CANDID TALK: Your names bespeaks you in Uswaz

What you need to know:
To be even more sophisticated we have people with foreign baptismal and ‘surname’ - like John Paul, Margaret (h) Patrick, Rubuinnus, Salvatore Mackintosh and so forth. But there pitiful lots transfer their wishes in their children. That is why we have people bearing connotations such as Godlisten, Goodluck, Goodomen, Goodness, Lightness, Heaviness, Maliciousness and other ridiculous names from the outer space.
Today’s parents are a very creative lot going by the names they give their children at birth. I have often wondered why for God’s sake we should hanker on foreign names with meanings we don’t know, or ‘native’ names with negative connotations. What puzzles me most is the adaption of names I am not sure meant anything at all – like Peter. Those crazy names were inventions of the colonizers who deemed that such names as Rugerebamu Rwezaura or Saiddimu Ole Malampu are reserves for botanical and zoological textbooks.
The funny bit is that in our innovation, we have even gone further than colonizers in ‘decorating’ the names they gave us. One hard and fast nomenclature rule is that we must add silent ‘h’ to all female names ending with letter‘t’. For example, the names Harriet (h), Margaret (h), Janet (h) and so forth, as a sign of sophistication above the ‘inventors’.
Dr Winchinslauss Rwegoshora (PhD, MA, BA, Dip) philosophizes that we give awkward foreign names because we are afraid of our keratin in our skins. We, therefore, shun all African names as one would do rat poison, save for folks from the shores of Lake Victoria – the Rwechunguras and Rugerebamus.
To be even more sophisticated we have people with foreign baptismal and ‘surname’ - like John Paul, Margaret (h) Patrick, Rubuinnus, Salvatore Mackintosh and so forth. But there pitiful lots transfer their wishes in their children. That is why we have people bearing connotations such as Godlisten, Goodluck, Goodomen, Goodness, Lightness, Heaviness, Maliciousness and other ridiculous names from the outer space.
Worst still, my late father named me Peter at birth. He had just converted to Christianity and wanted to express his faith thus. I have consequently done my research and found out that ‘Peter’ in Jewish means the ‘rock’. Dad should have simply named me a rock in Haya other than in a language that I am not comfortable with. Kiswahili names are even worse – some carry very noxious connotations. We have Sikujua, meaning ‘I didn’t know’. I would suspect that the mother of such a child probably conceived under dubious situation. I also know a guy named Maskini (pauper) and for god’s sake this man is indeed a very, very poor man – he has a reputation of floating like an ominous ghost from one table to another at Mzee Shrima’s Bar begging for beer from the patrons.
The gist of the naming story is that people tend to live their names.

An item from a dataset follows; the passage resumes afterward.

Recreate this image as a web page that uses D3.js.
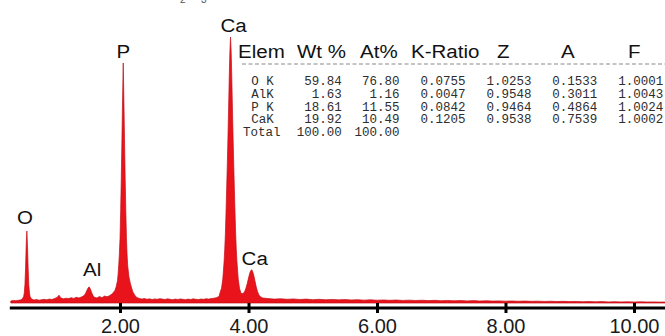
<!DOCTYPE html>
<html>
<head>
<meta charset="utf-8">
<script src="https://cdn.jsdelivr.net/npm/d3@7"></script>
<style>
  html, body { margin: 0; padding: 0; background: #fff; }
  svg { display: block; }
</style>
</head>
<body>
<svg id="chart" width="665" height="336"></svg>
<script>
// spectrum: [energy keV, counts]
var spectrum = [
  [0.30, 22], [0.34, 28], [0.38, 25], [0.42, 30], [0.46, 34], [0.48, 45],
  [0.50, 70], [0.51, 110], [0.52, 200], [0.53, 380], [0.54, 640], [0.55, 780],
  [0.56, 620], [0.57, 380], [0.58, 200], [0.59, 110], [0.60, 70], [0.62, 45],
  [0.66, 32], [0.70, 38], [0.74, 30], [0.78, 36], [0.82, 40], [0.86, 34],
  [0.90, 42], [0.94, 38], [0.98, 48], [1.02, 60], [1.05, 85], [1.08, 55],
  [1.12, 45], [1.16, 52], [1.20, 48], [1.24, 58], [1.28, 50], [1.32, 62],
  [1.36, 55], [1.40, 65], [1.44, 80], [1.46, 100], [1.48, 130], [1.50, 160],
  [1.52, 175], [1.54, 150], [1.56, 110], [1.58, 80], [1.60, 62], [1.64, 55],
  [1.68, 70], [1.72, 58], [1.76, 75], [1.80, 68], [1.84, 80], [1.88, 100],
  [1.92, 135], [1.94, 175], [1.96, 240], [1.97, 310], [1.98, 410], [1.99, 530],
  [2.00, 700], [2.01, 1000], [2.02, 1360], [2.03, 1780], [2.04, 2220], [2.05, 2600],
  [2.06, 2220], [2.07, 1780], [2.08, 1360], [2.09, 1000], [2.10, 710], [2.11, 520],
  [2.12, 400], [2.14, 280], [2.16, 215], [2.18, 165], [2.20, 120], [2.23, 85],
  [2.26, 60], [2.30, 50], [2.34, 42], [2.38, 48], [2.42, 40], [2.46, 45],
  [2.50, 38], [2.54, 44], [2.58, 40], [2.62, 47], [2.66, 42], [2.70, 38],
  [2.74, 45], [2.78, 40], [2.82, 36], [2.86, 42], [2.90, 38], [2.94, 44],
  [2.98, 40], [3.02, 36], [3.06, 42], [3.10, 38], [3.14, 45], [3.18, 40],
  [3.22, 37], [3.26, 43], [3.30, 40], [3.34, 46], [3.38, 42], [3.42, 48],
  [3.46, 52], [3.50, 58], [3.54, 70], [3.56, 118], [3.58, 160], [3.60, 260],
  [3.62, 450], [3.63, 580], [3.64, 750], [3.65, 980], [3.66, 1240], [3.67, 1500],
  [3.68, 1790], [3.69, 2100], [3.70, 2440], [3.71, 2720], [3.72, 2880], [3.73, 2720],
  [3.74, 2440], [3.75, 2100], [3.76, 1790], [3.77, 1500], [3.78, 1240], [3.79, 980],
  [3.80, 750], [3.81, 580], [3.82, 450], [3.84, 260], [3.86, 160], [3.88, 110],
  [3.90, 100], [3.92, 105], [3.94, 125], [3.96, 160], [3.98, 210], [4.00, 270],
  [4.02, 325], [4.04, 355], [4.05, 360], [4.06, 350], [4.08, 305], [4.10, 240],
  [4.12, 175], [4.14, 125], [4.16, 90], [4.18, 70], [4.22, 55], [4.30, 48],
  [4.40, 42], [4.50, 46], [4.60, 40], [4.70, 44], [4.80, 38], [4.90, 42],
  [5.00, 36], [5.10, 40], [5.20, 35], [5.30, 39], [5.40, 34], [5.50, 37],
  [5.60, 33], [5.70, 36], [5.80, 31], [5.90, 35], [6.00, 30], [6.10, 33],
  [6.20, 29], [6.30, 32], [6.40, 28], [6.50, 31], [6.60, 27], [6.70, 30],
  [6.80, 26], [6.90, 29], [7.00, 25], [7.10, 28], [7.20, 24], [7.30, 27],
  [7.40, 23], [7.50, 26], [7.60, 22], [7.70, 24], [7.80, 21], [7.90, 23],
  [8.00, 20], [8.10, 22], [8.20, 19], [8.30, 21], [8.40, 18], [8.50, 20],
  [8.60, 17], [8.70, 19], [8.80, 16], [8.90, 18], [9.00, 15], [9.10, 17],
  [9.20, 14], [9.30, 16], [9.40, 13], [9.50, 15], [9.60, 12], [9.70, 14],
  [9.80, 12], [9.90, 13], [10.00, 11], [10.10, 13], [10.20, 11], [10.30, 12],
  [10.40, 10], [10.50, 11]
];

var peakNames = ['O', 'Al', 'P', 'Ca', 'Ca'];
var peakEnergy = [0.55, 1.52, 2.05, 3.72, 4.05];
var peakCounts = [780, 175, 2600, 2880, 360];

var tickValues = [2, 4, 6, 8, 10];

var tableHeader = ['Elem', 'Wt %', 'At%', 'K-Ratio', 'Z', 'A', 'F'];
var elements = ['O K', 'AlK', 'P K', 'CaK'];
var wtPct = [59.84, 1.63, 18.61, 19.92];
var atPct = [76.80, 1.16, 11.55, 10.49];
var kRatio = [0.0755, 0.0047, 0.0842, 0.1205];
var zCorr = [1.0253, 0.9548, 0.9464, 0.9538];
var aCorr = [0.1533, 0.3011, 0.4864, 0.7539];
var fCorr = [1.0001, 1.0043, 1.0024, 1.0002];
var totalLabel = 'Total';
var totals = [100.00, 100.00];

// layout
var headerX = [238, 297, 360, 411, 497, 561, 628];
var labelNudge = [[-2, -7], [3, -11], [0, -5], [3, -5], [3, -5]];
var charW = 8.24, tableLeft = 243, colEnds = [12, 19, 27, 35, 43, 51];

var svg = d3.select('#chart');
var sans = 'Liberation Sans, Arial, sans-serif';

var x = d3.scaleLinear().domain([0.3, 10.5]).range([10.8, 666.1]);
var y = d3.scaleLinear().domain([0, 3000]).range([303, 26]);

var area = d3.area()
  .x(function(d) { return x(d[0]); })
  .y0(y(0))
  .y1(function(d) { return y(d[1]); });

svg.append('path')
  .datum(spectrum)
  .attr('d', area)
  .attr('fill', '#e8131b')
  .attr('stroke', '#c41018')
  .attr('stroke-width', 0.7);

// axis
svg.append('line')
  .attr('x1', x.range()[0] - 1).attr('x2', 665)
  .attr('y1', 308).attr('y2', 308)
  .attr('stroke', '#000').attr('stroke-width', 3);

var xAxis = svg.append('g')
  .attr('transform', 'translate(0,303)')
  .call(d3.axisBottom(x).tickValues(tickValues).tickFormat(d3.format('.2f'))
    .tickSize(10).tickPadding(6));
xAxis.select('.domain').remove();
xAxis.selectAll('.tick line').attr('stroke', '#000').attr('stroke-width', 3);
xAxis.selectAll('.tick text')
  .attr('fill', '#1a1a1a')
  .style('font-family', sans)
  .style('font-size', '20px');

// peak labels
svg.selectAll('.peak-label')
  .data(peakNames)
  .enter().append('text')
  .attr('class', 'peak-label')
  .attr('transform', function(d, i) {
    return 'translate(' + [x(peakEnergy[i]) + labelNudge[i][0], y(peakCounts[i]) + labelNudge[i][1]] + ') scale(1.08,1)';
  })
  .attr('text-anchor', 'middle')
  .style('font-family', sans)
  .style('font-size', '19px')
  .attr('fill', '#111')
  .text(function(d) { return d; });

// table
svg.selectAll('.head')
  .data(tableHeader)
  .enter().append('text')
  .attr('class', 'head')
  .attr('transform', function(d, i) { return 'translate(' + [headerX[i], 58] + ') scale(1.08,1)'; })
  .style('font-family', sans)
  .style('font-size', '19px')
  .attr('fill', '#111')
  .text(function(d) { return d; });

svg.append('line')
  .attr('x1', 242).attr('x2', 665)
  .attr('y1', 64).attr('y2', 64)
  .attr('stroke', '#8a8a8a').attr('stroke-width', 1.2)
  .attr('stroke-dasharray', '4,2.5');

var mono = 'Liberation Mono, DejaVu Sans Mono, monospace';
var f2 = d3.format('.2f'), f4 = d3.format('.4f');
var rowY = function(i) { return 85 + i * 12.8; };
var colX = function(c) { return tableLeft + colEnds[c] * charW; };

var columns = [[wtPct, f2], [atPct, f2], [kRatio, f4], [zCorr, f4], [aCorr, f4], [fCorr, f4]];

var table = svg.append('g')
  .style('font-family', mono)
  .style('font-size', '12.5px')
  .attr('fill', '#2e2e2e');

elements.forEach(function(el, i) {
  table.append('text')
    .attr('x', tableLeft + charW).attr('y', rowY(i))
    .text(el);
  columns.forEach(function(col, c) {
    table.append('text')
      .attr('x', colX(c)).attr('y', rowY(i))
      .attr('text-anchor', 'end')
      .text(col[1](col[0][i]));
  });
});

table.append('text')
  .attr('x', tableLeft).attr('y', rowY(elements.length))
  .text(totalLabel);
totals.forEach(function(v, c) {
  table.append('text')
    .attr('x', colX(c)).attr('y', rowY(elements.length))
    .attr('text-anchor', 'end')
    .text(f2(v));
});

// clipped subscripts of a caption above the picture
svg.append('text').attr('x', 180).attr('y', 3)
  .style('font-family', sans).style('font-size', '10px').attr('fill', '#555').text('2');
svg.append('text').attr('x', 201).attr('y', 3)
  .style('font-family', sans).style('font-size', '10px').attr('fill', '#555').text('3');
</script>
</body>
</html>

For example, colleague named Mashaka Kiroboto, which means misery in Kiswahili, lives just that – miserably. He is so unfortunate that he has been considering replacing his names with something like “Fortune,”. He cannot because all his documents – certificates and ID cards bear the names. Mashaka is a man laden with all tribes of miseries. Even with his kind of education (he holds a master’s degree) he carries he wears misery like a medal.